Epic morning in Jungfrau resorts

21st February 2010, by Chris Gill

Eiger, Mönch and Jungfrau from the Schilthorn run

Eiger, Mönch and Jungfrau from the Schilthorn run

As part of my exhaustive evaluation of the merits of staying in valley towns, I’m currently based in central Interlaken, in the Bernese Oberland. Yesterday, we drove to Meiringen-Hasliberg. Tomorrow, we drive to Adelboden. Today we’ve been checking out the local Jungfrau resorts

The plan had four key components: use only public transport, to see how it works in practice; ski the 2500m vertical from the top of the Schilthorn to Lauterbrunnen; renew acquaintance with the long runs above Grindelwald; and bag a late lunch at the hotel Jungfrau at Wengernalp, on the way down to Wengen.

It all went like clockwork, of course. We strolled out of the City Hotel Oberland shortly after 8am to see a postbus approaching, bound for Interlaken Ost station – so we were there well ahead of schedule for the 08:35 train for Lauterbrunnen. This gets in with just enough time to transfer to the 09:01 cable car up to Grütschalp, where the mountain railway trundles you along the high mountain shelf towards Mürren.

With the installation of a short new chair on the north side of Almendhubel, you can now avoid walking through the village to get to the remote southern end of Mürren, and the cable car for the Schilthorn, so like most people on the train we jumped off at the intermediate stop of Winteregg, to enjoy some lovely, smooth, cruisey slopes rather than a plod. We were on the snow, skiing into the Winteregg chairlift, at 09:20.

This may sound slow, but slow is the name of the game in this area, at least so far as mountain access is concerned. Once you are up the hill, the lifts are generally pretty slick.

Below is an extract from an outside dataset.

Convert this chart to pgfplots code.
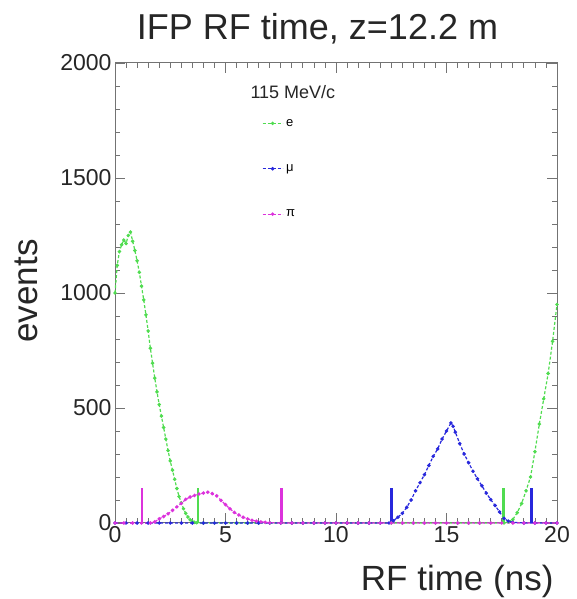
\documentclass[border=0pt]{standalone}
\usepackage{fontspec}
\setmainfont{Liberation Sans}
\usepackage{pgfplots}
\usepackage{pgfplotstable}
\pgfplotsset{compat=1.18}
\definecolor{rgreen}{RGB}{80,220,80}
\definecolor{rblue}{RGB}{40,40,220}
\definecolor{rmag}{RGB}{220,50,220}

\pgfplotstableread{
x v
0.0 1000
0.1 1120
0.2 1180
0.3 1210
0.4 1230
0.5 1215
0.6 1250
0.7 1265
0.8 1225
0.9 1185
1.0 1140
1.1 1090
1.2 1030
1.3 970
1.4 905
1.5 835
1.6 760
1.7 695
1.8 630
1.9 570
2.0 515
2.1 465
2.2 415
2.3 365
2.4 315
2.5 270
2.6 230
2.7 190
2.8 150
2.9 115
3.0 88
3.1 62
3.2 42
3.3 26
3.4 14
3.5 7
3.6 3
3.7 1
4.0 0
4.5 0
5.0 0
5.5 0
6.0 0
6.5 0
7.0 0
7.5 0
8.0 0
8.5 0
9.0 0
9.5 0
10.0 0
10.5 0
11.0 0
11.5 0
12.0 0
12.5 0
13.0 0
13.5 0
14.0 0
14.5 0
15.0 0
15.5 0
16.0 0
16.5 0
17.0 0
17.6 0
17.8 5
18.0 15
18.2 45
18.4 85
18.6 140
18.8 200
19.0 310
19.2 430
19.4 540
19.6 650
19.8 790
20.0 950
}\tabE

\pgfplotstableread{
x v
0.0 0
0.5 0
1.0 0
1.5 0
2.0 0
2.5 0
3.0 0
3.5 0
4.0 0
4.5 0
5.0 0
5.5 0
6.0 0
6.5 0
7.0 0
7.5 0
8.0 0
8.5 0
9.0 0
9.5 0
10.0 0
10.5 0
11.0 0
11.5 0
12.0 0
12.4 0
12.6 10
12.8 25
13.0 42
13.2 68
13.4 100
13.6 140
13.8 175
14.0 210
14.2 250
14.4 290
14.6 322
14.8 365
15.0 400
15.2 435
15.3 420
15.4 395
15.6 345
15.8 300
16.0 262
16.2 225
16.4 192
16.6 162
16.8 130
17.0 102
17.2 76
17.4 48
17.6 20
17.8 8
18.0 3
18.5 0
19.0 0
19.5 0
20.0 0
}\tabMu

\pgfplotstableread{
x v
0.0 0
0.4 0
0.8 0
1.2 0
1.6 0
1.8 5
2.0 18
2.2 28
2.4 40
2.6 55
2.8 70
3.0 85
3.2 103
3.4 113
3.6 120
3.8 126
4.0 130
4.2 134
4.4 128
4.6 118
4.8 98
5.0 80
5.2 62
5.4 46
5.6 35
5.8 25
6.0 18
6.2 12
6.4 8
6.6 5
6.8 3
7.0 1
7.5 0
8.0 0
8.5 0
9.0 0
9.5 0
10.0 0
10.5 0
11.0 0
11.5 0
12.0 0
12.5 0
13.0 0
13.5 0
14.0 0
14.5 0
15.0 0
15.5 0
16.0 0
16.5 0
17.0 0
17.5 0
18.0 0
18.5 0
19.0 0
19.5 0
20.0 0
}\tabPi

\begin{document}
\begin{tikzpicture}
\path[use as bounding box] (0,0) rectangle (576pt,599pt);
\begin{axis}[
  at={(115pt,76pt)}, anchor=south west,
  scale only axis, width=442pt, height=460pt,
  xmin=0, xmax=20, ymin=0, ymax=2000,
  xtick={0,5,10,15,20}, ytick={0,500,1000,1500,2000},
  minor x tick num=9, minor y tick num=4,
  tick align=inside,
  major tick length=10pt, minor tick length=5pt,
  axis line style={black!55, line width=1pt},
  every tick/.style={black!55, line width=0.8pt},
  /pgf/number format/assume math mode=true,
  /pgf/number format/1000 sep={},
  tick label style={font=\fontsize{23}{23}\selectfont, text=black!85},
  clip=false,
  legend style={draw=none, fill=none, inner sep=0pt, outer sep=0pt,
    at={(0.3326,0.878)}, anchor=north west,
    font=\fontsize{13}{13}\selectfont, row sep=37pt, column sep=3pt,
    nodes={inner sep=0pt}},
  legend cell align=left,
  legend image code/.code={\draw[mark repeat=2,mark phase=2,#1] plot coordinates {(0pt,0pt) (10pt,0pt) (20pt,0pt)};},
]
\addplot[rgreen, line width=1.2pt, dash pattern=on 3pt off 2pt, mark=*, mark size=1.1pt, mark options={solid}] table[x=x,y=v] {\tabE};
\addlegendentry{e}
\addplot[rblue, line width=1.2pt, dash pattern=on 3pt off 2pt, mark=*, mark size=1.1pt, mark options={solid}] table[x=x,y=v] {\tabMu};
\addlegendentry{μ}
\addplot[rmag, line width=1.2pt, dash pattern=on 3pt off 2pt, mark=*, mark size=1.1pt, mark options={solid}] table[x=x,y=v] {\tabPi};
\addlegendentry{π}
\addplot[rgreen, ycomb, line width=2.4pt, forget plot] coordinates {(3.76,150) (17.57,150)};
\addplot[rblue, ycomb, line width=2.4pt, forget plot] coordinates {(12.52,150) (18.85,150)};
\addplot[rmag, ycomb, line width=2.4pt, forget plot] coordinates {(1.21,150) (7.54,150)};
\end{axis}
\node[anchor=base, font=\fontsize{36}{36}\selectfont, text=black!85] at (317.5pt,559pt) {IFP RF time, z=12.2 m};
\node[anchor=base, rotate=90, font=\fontsize{35}{35}\selectfont, text=black!85] at (37pt,308pt) {events};
\node[anchor=base east, font=\fontsize{35}{35}\selectfont, text=black!85] at (557pt,9pt) {RF time (ns)};
\node[anchor=base west, font=\fontsize{18}{18}\selectfont, text=black!85] at (247pt,500pt) {115 MeV/c};
\end{tikzpicture}
\end{document}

We had two cabin-loads ahead of us in the queue for the cable car out of Mürren, so by the time we got to the Schilthorn breakfast was becoming a rather distant memory, and with lunch booked for 2pm (the Jungfrau operates an irritating two-sittings policy these days) we thought it prudent to stop for a strudel and a coffee in the famous revolving restaurant – the only one of Switzerland’s three that is really worth bothering with, because of the stunning scenery.

Then it was down the wonderful Schilthorn run. The initial slope – the only bit that is really black – was smooth but a bit hard, but lower down the snow was superb. We didn’t follow the tedious Inferno race course on the upper mountain, but made the most of the superb snow by descending to the Muttleren chair and riding that.

As always, the run was punctuated by regular photos of the astounding mountains ahead of you as you descend. The views today were fantastic – some cloud and wind developed later in the day, but in the late morning it was a blue sky day (as you can see).

More excellent cruising on Maulerhubel above Winteregg, and then we took the famously long path to Lauterbrunnen. The top half was in splendid nick, but lower down it wasn’t perfect – I’ve done a bit of damage to my precious Missions, though nothing serious.

Luckily we found a Kleine Scheidegg train about to depart, so quarter of an hour later we were up in Wengen, where we jumped off to take the Männlichen cable car to the top of the Grindelwald slopes. Three long red runs later we were on the Arven chair up to Kleine Scheidegg, whence the blue path number 36 brought us to lunch five minutes ahead of schedule. As I say, clockwork.

Lunch went on a bit ... so we didn’t do a lot thereafter apart from taking the rest of blue 36 to Wengen – the run was as good as I have known it in my half-dozen visits to Wengen. Three train rides and 50 minutes later we were back at Interlaken West station. It’s a 300m walk back to the hotel from there. Today, more than most days, it was good to get the boots off.

So not the most relaxing day imaginable, but very satisfying and different. It will seem quite strange to travel to Adelboden by car tomorrow.